_Data extract_
──────────────────────────────

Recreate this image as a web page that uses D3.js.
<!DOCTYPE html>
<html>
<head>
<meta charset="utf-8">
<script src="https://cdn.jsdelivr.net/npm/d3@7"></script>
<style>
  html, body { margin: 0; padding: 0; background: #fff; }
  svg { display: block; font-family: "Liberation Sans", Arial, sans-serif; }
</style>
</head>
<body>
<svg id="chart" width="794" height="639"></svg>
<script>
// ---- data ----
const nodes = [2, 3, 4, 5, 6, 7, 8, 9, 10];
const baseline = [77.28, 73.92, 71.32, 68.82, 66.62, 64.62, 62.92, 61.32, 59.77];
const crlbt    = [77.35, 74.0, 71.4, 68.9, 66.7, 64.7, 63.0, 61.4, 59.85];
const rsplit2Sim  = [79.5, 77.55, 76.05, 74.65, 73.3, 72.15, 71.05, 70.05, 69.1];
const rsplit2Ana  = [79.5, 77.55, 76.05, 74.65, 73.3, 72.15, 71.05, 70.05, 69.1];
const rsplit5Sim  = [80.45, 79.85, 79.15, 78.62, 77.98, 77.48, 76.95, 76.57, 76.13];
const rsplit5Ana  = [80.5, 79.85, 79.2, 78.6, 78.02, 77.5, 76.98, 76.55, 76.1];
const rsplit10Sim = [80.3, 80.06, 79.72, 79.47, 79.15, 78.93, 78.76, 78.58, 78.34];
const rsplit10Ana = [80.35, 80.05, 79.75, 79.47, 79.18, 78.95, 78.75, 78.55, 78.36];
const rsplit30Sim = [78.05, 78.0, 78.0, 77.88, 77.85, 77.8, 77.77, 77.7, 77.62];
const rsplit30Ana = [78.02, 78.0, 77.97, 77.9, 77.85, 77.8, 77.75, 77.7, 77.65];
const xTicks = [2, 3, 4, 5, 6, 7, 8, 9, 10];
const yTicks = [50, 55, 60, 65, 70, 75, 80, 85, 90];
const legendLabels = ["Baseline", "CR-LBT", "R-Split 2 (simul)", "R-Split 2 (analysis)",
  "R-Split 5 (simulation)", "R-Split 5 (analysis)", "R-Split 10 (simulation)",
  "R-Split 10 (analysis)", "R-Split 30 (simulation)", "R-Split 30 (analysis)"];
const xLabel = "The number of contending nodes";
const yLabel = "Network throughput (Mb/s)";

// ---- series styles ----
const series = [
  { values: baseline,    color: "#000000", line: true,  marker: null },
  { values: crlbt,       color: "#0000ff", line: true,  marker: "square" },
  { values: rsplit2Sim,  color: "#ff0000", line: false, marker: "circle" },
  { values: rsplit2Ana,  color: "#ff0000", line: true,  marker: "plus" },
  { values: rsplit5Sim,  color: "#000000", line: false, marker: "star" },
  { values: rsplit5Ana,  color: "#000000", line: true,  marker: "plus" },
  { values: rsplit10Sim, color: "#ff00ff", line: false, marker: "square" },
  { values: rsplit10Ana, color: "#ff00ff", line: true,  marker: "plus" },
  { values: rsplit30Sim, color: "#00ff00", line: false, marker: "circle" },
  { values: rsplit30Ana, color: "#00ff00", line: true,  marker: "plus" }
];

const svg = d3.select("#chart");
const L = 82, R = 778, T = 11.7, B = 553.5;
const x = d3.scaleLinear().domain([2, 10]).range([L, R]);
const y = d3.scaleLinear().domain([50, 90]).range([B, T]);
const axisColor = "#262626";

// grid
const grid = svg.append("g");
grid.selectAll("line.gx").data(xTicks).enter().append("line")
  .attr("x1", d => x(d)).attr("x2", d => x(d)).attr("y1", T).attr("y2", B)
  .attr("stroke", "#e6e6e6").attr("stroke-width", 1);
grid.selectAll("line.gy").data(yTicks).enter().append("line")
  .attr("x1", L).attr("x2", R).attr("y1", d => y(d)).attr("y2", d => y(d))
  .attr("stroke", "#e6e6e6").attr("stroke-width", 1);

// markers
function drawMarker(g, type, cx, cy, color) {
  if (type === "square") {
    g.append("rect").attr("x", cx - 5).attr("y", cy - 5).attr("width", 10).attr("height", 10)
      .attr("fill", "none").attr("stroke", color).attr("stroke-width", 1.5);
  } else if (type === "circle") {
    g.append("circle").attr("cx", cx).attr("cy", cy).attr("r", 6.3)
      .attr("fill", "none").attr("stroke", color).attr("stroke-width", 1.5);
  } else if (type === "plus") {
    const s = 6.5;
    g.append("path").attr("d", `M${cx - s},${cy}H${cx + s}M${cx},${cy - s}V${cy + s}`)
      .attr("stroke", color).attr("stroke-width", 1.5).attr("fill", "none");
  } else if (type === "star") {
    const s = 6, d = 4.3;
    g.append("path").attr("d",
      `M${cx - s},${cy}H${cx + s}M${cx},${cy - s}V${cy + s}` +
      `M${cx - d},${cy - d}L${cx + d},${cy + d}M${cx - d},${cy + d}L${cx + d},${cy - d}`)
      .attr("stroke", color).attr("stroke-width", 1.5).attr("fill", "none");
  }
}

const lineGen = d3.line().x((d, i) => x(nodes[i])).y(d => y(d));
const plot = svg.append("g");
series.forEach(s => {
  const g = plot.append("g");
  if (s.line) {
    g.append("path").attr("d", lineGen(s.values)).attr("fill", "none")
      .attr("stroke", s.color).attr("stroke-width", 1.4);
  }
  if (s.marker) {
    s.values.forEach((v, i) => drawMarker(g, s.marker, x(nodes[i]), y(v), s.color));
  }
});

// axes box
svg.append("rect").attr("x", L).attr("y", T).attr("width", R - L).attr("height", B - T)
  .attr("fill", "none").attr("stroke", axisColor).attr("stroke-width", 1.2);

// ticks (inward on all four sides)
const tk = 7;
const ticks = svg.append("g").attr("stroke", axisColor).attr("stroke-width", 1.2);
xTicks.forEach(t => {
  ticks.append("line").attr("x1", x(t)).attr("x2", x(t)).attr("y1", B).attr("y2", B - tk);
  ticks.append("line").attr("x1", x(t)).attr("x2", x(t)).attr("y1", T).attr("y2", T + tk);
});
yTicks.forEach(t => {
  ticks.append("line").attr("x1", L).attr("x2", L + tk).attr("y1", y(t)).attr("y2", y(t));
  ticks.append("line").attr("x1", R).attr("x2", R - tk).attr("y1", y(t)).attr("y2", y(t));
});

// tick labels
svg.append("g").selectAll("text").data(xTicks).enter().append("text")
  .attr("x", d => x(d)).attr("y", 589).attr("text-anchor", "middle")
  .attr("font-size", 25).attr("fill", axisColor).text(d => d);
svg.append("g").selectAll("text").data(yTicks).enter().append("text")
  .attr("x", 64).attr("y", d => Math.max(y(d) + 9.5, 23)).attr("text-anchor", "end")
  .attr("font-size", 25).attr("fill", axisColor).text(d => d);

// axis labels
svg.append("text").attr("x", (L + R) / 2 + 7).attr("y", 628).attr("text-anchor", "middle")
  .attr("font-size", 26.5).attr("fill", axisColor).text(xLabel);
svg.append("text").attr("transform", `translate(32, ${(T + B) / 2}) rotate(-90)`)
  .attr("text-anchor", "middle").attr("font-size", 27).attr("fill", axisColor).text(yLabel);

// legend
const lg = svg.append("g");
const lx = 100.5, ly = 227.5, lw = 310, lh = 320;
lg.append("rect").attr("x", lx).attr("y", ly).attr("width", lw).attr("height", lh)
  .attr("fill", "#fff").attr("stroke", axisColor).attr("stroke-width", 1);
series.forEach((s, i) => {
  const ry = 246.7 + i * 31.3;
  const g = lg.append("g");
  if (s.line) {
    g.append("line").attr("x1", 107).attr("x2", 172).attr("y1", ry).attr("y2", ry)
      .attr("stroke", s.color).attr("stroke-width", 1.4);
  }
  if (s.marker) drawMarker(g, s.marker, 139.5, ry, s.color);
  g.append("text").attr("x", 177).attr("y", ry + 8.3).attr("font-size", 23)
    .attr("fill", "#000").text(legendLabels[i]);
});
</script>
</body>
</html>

──────────────────────────────

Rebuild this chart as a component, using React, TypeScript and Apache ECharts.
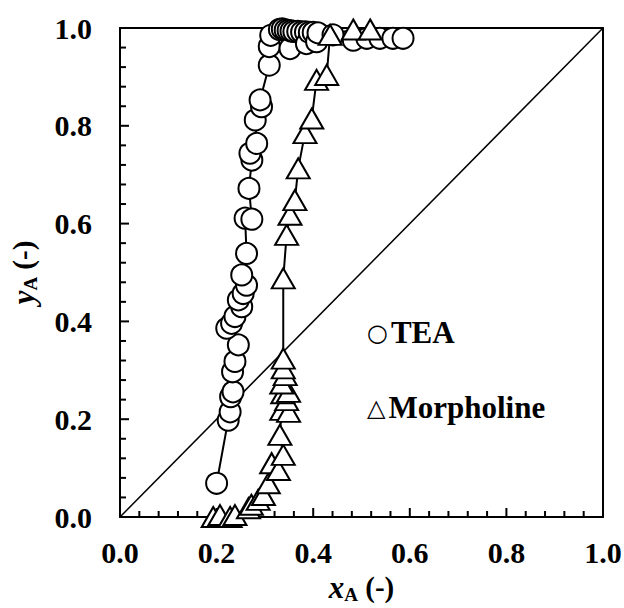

──────────────────────────────

_Stated task_
Scan the listing above and copy all lines containing the word "chart".

_Solution for this problem_
<svg id="chart" width="794" height="639"></svg>
const svg = d3.select("#chart");
Rebuild this chart as a component, using React, TypeScript and Apache ECharts.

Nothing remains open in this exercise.